Eagle Asset Management | Fixed Income Investment Team

As stimulus programs expire, Fed activity bears watching


The COVID-19 economy and financial markets are being influenced by behavioral changes and monetary and fiscal stimulus. The former affects the level of real economic activity, while the latter influences asset prices. In the next few quarters, we believe the Federal Reserve’s (Fed) support of credit and interest rates will lead to an unprecedented level of liquidity in capital markets. This liquidity will continue to drive asset prices — and asset price correlations — higher. The next signpost for duration and depth of Fed monetary activity occurs at the end of the third quarter, when many programs are set to expire. We believe political and populist pushback will begin to appear in our national dialogue. While we believe fiscal programs have targeted individuals to good effect, the majority of the policy support measures have targeted markets and financial assets.

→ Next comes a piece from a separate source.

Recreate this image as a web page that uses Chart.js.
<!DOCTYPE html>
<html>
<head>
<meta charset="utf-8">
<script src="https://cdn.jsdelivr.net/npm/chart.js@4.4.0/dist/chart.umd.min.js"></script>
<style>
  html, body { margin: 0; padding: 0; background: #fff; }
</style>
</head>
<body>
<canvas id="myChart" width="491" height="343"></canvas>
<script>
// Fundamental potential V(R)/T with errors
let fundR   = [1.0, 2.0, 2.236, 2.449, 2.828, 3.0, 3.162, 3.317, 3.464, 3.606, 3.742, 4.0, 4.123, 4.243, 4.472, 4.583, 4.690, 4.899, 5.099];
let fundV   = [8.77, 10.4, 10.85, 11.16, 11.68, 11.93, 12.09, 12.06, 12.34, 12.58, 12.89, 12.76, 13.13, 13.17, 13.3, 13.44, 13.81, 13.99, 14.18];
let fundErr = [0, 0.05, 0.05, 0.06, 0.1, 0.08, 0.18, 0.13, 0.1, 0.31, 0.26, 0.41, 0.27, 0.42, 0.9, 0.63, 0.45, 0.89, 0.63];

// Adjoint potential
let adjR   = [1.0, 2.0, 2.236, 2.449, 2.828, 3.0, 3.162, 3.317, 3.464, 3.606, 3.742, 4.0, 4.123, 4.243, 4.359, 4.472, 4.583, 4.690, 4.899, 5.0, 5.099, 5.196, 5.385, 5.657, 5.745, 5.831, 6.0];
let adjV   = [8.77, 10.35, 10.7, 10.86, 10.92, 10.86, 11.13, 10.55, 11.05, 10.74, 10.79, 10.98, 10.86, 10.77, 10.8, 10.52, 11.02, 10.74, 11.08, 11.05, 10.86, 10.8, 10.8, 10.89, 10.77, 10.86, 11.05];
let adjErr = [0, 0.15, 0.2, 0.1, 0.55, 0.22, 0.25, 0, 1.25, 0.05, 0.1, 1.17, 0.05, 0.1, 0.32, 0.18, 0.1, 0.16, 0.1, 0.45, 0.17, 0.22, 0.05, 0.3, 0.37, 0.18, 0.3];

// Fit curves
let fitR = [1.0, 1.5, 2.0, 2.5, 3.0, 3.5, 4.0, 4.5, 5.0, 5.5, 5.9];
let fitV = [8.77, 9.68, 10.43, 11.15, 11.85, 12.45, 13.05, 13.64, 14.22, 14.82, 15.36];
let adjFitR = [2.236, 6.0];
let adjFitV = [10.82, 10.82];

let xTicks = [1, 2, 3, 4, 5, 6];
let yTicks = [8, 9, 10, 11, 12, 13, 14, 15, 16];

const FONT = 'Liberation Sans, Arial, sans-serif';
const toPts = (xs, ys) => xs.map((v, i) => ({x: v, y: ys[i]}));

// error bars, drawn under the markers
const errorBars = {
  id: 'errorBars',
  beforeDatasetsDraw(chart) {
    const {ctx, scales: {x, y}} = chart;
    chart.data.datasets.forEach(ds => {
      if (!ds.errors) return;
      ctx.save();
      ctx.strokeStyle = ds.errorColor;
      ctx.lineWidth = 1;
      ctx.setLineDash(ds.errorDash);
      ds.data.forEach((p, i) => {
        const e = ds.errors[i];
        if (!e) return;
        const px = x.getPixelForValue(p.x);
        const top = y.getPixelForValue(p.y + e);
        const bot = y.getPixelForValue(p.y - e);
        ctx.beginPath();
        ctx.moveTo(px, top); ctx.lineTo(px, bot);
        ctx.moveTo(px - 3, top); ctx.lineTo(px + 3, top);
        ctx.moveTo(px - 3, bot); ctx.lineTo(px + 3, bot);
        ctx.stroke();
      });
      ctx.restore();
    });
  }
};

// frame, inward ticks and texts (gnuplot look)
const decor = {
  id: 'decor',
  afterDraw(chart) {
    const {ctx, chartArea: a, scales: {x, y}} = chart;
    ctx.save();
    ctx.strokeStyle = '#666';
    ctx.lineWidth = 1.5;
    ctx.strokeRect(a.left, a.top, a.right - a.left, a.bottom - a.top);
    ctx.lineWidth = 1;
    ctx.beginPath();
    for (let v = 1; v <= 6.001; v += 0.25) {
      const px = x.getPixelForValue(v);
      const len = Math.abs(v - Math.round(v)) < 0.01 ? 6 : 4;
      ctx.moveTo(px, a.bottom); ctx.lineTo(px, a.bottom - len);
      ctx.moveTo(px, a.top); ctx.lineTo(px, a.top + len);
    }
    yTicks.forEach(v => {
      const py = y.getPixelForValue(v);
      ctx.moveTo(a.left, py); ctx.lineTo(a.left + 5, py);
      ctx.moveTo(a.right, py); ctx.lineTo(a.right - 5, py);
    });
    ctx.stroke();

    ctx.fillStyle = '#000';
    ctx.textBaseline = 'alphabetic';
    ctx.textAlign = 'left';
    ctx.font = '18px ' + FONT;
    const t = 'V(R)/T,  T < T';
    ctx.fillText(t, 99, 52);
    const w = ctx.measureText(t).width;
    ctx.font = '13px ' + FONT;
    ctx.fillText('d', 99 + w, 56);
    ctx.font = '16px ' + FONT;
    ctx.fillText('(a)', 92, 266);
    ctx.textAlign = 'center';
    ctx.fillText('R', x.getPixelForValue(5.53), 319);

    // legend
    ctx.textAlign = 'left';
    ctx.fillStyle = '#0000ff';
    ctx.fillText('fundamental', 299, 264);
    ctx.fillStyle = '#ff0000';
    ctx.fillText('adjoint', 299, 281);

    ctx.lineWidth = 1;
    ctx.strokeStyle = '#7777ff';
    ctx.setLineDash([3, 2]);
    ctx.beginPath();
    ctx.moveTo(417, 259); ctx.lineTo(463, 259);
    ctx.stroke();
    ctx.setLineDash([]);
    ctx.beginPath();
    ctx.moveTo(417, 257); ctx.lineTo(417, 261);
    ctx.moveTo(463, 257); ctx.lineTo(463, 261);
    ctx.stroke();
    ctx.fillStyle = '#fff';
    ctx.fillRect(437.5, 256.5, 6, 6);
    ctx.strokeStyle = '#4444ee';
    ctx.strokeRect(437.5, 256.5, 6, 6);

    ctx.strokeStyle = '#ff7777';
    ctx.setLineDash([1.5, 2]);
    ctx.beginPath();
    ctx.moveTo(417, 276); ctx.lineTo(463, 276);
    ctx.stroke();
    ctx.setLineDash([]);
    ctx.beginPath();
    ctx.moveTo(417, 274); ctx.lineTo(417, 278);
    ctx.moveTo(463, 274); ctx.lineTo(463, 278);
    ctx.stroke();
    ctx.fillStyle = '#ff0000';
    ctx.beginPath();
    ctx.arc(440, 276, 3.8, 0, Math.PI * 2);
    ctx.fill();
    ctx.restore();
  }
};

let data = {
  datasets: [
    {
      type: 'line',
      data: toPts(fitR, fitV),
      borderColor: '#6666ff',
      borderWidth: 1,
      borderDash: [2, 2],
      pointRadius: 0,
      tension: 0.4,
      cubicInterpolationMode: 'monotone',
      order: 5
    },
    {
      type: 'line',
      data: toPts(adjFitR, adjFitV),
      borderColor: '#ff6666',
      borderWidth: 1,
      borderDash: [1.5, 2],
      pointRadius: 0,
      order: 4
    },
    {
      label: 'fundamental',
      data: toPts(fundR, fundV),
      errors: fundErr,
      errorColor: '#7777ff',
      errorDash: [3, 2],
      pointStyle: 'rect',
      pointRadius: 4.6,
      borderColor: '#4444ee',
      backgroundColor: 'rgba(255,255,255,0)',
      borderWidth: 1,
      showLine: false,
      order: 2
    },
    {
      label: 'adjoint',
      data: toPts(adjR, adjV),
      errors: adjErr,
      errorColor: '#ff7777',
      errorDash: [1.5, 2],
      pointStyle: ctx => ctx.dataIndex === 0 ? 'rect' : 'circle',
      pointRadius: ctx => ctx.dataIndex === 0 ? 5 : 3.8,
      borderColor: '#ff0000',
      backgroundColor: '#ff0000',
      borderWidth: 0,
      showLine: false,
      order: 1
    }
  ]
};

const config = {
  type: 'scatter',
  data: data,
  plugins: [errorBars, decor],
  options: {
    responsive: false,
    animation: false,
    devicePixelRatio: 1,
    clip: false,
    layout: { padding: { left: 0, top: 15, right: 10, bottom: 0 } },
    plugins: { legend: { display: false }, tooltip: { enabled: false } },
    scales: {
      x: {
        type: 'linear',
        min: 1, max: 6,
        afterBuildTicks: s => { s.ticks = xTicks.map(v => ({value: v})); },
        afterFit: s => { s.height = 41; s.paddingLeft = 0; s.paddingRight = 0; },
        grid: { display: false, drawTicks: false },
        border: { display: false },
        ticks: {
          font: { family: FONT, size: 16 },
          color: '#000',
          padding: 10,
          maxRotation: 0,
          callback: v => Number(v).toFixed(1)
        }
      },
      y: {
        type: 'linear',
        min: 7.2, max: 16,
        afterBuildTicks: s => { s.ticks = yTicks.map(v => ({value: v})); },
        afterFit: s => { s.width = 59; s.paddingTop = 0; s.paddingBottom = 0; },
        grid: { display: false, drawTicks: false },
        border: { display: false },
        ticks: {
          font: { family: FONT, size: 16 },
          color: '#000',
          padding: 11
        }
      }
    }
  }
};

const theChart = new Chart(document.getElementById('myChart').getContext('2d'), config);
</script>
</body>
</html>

Of particular concern is the Fed’s execution of individual bond purchases. While broad support of the credit markets was necessary in March when financial conditions collapsed, targeting individual issuers carries even more moral hazard than actions already taken. Within the BBB-rated bond sector, the largest component of the investment-grade universe, credit matrices are widely disparate. Spreads during COVID-19 reflect this reality. Investors should be mindful that with record bond issuance on an already leveraged corporate sector, Fed liquidity support will not make insolvent enterprises viable. Credit research and selection is critical.

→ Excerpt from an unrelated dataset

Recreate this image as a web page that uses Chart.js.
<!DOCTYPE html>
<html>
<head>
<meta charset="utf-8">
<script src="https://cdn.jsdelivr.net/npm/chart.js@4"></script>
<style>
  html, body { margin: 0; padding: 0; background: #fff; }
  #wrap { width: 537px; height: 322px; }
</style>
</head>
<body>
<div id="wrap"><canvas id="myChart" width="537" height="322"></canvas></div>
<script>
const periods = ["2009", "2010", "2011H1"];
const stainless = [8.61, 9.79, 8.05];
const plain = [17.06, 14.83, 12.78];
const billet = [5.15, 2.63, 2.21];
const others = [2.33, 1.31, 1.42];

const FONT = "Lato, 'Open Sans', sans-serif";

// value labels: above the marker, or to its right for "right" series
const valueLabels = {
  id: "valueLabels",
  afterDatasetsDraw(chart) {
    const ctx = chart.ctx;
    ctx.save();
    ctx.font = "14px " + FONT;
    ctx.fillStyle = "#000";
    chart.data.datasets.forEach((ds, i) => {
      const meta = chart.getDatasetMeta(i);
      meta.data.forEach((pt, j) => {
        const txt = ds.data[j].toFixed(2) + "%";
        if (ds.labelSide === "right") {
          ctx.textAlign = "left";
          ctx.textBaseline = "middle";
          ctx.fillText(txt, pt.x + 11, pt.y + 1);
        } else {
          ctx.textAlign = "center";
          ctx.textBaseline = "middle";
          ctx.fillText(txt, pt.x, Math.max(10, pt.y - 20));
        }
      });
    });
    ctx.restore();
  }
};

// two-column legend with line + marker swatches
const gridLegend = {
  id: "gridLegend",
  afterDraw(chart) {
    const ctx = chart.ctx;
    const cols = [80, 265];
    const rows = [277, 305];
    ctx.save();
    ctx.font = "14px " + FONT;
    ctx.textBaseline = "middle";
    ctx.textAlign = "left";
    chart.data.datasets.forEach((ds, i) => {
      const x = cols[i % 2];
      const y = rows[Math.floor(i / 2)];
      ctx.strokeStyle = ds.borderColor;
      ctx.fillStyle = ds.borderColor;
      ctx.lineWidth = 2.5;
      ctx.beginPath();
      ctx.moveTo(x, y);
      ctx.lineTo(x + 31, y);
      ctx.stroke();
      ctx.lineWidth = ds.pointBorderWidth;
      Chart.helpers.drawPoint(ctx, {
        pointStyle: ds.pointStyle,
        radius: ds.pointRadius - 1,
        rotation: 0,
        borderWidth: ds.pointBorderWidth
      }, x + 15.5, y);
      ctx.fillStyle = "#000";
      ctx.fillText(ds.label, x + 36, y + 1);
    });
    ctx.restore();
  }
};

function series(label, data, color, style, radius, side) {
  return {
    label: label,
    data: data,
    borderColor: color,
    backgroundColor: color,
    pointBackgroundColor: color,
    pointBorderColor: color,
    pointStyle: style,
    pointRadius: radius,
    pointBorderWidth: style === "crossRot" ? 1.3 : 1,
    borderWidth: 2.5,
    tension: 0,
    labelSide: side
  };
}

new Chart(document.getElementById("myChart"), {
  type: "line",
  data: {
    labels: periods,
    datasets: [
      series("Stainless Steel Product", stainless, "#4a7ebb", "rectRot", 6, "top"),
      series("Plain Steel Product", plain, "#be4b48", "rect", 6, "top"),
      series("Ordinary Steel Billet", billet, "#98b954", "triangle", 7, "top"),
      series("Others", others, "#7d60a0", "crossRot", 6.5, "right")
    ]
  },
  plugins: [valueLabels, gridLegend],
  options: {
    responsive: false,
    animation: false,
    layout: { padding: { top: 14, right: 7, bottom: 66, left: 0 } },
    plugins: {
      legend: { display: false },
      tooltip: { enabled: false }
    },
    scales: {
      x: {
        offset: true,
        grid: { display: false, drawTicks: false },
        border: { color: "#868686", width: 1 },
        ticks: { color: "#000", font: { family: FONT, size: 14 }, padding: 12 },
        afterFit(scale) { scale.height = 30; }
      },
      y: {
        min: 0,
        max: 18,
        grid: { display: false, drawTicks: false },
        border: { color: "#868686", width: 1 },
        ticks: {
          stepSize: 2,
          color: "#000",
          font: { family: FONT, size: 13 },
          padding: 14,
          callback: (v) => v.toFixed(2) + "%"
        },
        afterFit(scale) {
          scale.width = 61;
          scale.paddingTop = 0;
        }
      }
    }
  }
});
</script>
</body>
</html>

As the economy returns to “normal,” the most valuable data series is continuing jobless claims. Approximately 4.5 million companies applied for the Payroll Protection Plan and rehiring is a condition of that aid. How quickly labor markets can heal is key to returning to sustainable economic growth.

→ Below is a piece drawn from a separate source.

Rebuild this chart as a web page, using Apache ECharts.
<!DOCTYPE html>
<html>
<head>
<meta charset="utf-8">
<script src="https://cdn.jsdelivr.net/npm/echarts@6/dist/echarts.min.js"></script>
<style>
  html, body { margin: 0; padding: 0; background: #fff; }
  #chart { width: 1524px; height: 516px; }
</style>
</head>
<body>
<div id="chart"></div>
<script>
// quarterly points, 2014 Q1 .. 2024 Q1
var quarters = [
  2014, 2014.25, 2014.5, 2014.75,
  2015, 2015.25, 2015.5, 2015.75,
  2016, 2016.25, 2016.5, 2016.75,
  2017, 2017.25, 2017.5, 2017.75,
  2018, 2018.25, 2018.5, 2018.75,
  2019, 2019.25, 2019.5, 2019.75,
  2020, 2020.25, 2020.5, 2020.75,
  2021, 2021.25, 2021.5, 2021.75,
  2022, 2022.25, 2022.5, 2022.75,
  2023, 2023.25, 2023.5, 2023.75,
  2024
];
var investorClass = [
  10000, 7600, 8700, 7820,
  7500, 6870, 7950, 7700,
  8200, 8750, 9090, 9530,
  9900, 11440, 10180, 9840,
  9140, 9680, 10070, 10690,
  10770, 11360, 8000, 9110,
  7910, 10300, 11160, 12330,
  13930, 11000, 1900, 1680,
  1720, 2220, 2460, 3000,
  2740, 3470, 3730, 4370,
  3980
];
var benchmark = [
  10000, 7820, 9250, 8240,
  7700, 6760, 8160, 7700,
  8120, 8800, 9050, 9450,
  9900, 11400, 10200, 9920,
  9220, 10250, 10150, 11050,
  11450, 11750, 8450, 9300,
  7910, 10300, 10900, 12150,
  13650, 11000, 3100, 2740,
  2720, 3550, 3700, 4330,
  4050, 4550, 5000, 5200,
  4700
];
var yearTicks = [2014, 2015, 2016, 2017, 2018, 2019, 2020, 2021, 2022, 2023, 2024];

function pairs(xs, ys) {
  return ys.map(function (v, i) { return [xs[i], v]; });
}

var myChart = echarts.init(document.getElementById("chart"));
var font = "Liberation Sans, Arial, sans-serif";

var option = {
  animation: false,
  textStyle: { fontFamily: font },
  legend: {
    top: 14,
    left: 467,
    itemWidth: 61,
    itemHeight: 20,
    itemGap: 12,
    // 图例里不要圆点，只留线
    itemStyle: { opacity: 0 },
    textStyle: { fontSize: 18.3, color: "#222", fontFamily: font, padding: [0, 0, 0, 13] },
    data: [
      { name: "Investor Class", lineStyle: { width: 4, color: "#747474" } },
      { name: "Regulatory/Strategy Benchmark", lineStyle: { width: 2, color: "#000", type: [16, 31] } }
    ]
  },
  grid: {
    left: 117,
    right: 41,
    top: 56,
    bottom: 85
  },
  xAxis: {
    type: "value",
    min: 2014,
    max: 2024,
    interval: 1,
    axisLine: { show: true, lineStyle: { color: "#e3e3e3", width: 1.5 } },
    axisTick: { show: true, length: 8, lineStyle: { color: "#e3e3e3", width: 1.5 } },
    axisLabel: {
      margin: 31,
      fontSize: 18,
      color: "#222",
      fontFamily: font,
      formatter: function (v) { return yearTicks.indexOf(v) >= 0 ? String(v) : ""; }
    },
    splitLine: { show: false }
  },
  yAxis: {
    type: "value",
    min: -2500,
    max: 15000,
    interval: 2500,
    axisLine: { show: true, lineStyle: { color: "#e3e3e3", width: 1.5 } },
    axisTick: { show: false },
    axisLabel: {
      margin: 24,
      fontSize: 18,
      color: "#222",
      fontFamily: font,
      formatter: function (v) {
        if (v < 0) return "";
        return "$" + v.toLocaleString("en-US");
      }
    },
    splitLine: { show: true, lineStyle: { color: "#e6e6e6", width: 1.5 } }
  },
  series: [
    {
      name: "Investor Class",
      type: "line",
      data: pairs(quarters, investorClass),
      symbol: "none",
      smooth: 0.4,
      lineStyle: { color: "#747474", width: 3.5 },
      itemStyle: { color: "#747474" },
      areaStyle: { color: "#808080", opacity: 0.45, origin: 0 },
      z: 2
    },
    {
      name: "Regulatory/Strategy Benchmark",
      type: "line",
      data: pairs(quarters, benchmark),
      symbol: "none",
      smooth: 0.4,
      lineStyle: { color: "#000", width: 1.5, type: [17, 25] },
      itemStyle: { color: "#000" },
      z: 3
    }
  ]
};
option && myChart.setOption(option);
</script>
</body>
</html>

The 10-year U.S. Treasury has been locked in a very narrow range during this period, supported by $120 billion of monthly bond purchases from the Fed. If and when this slows, we expect a modest increase in 10-year yields. On the equity side, retail traders have emerged as the marginal buyer. It bears watching how this phenomena plays out over the coming quarters. In the meantime, our focus is on deep dives into balance sheets, free cash flow, and corporate strategy to ensure investment income expectations of interest payments or dividends are met in our portfolios.

While we collectively watch the daily developments in infection data along with treatment and vaccine research, we fully expect that we have moved past lockdowns and are moving into an “adapt, modify, monitor” phase.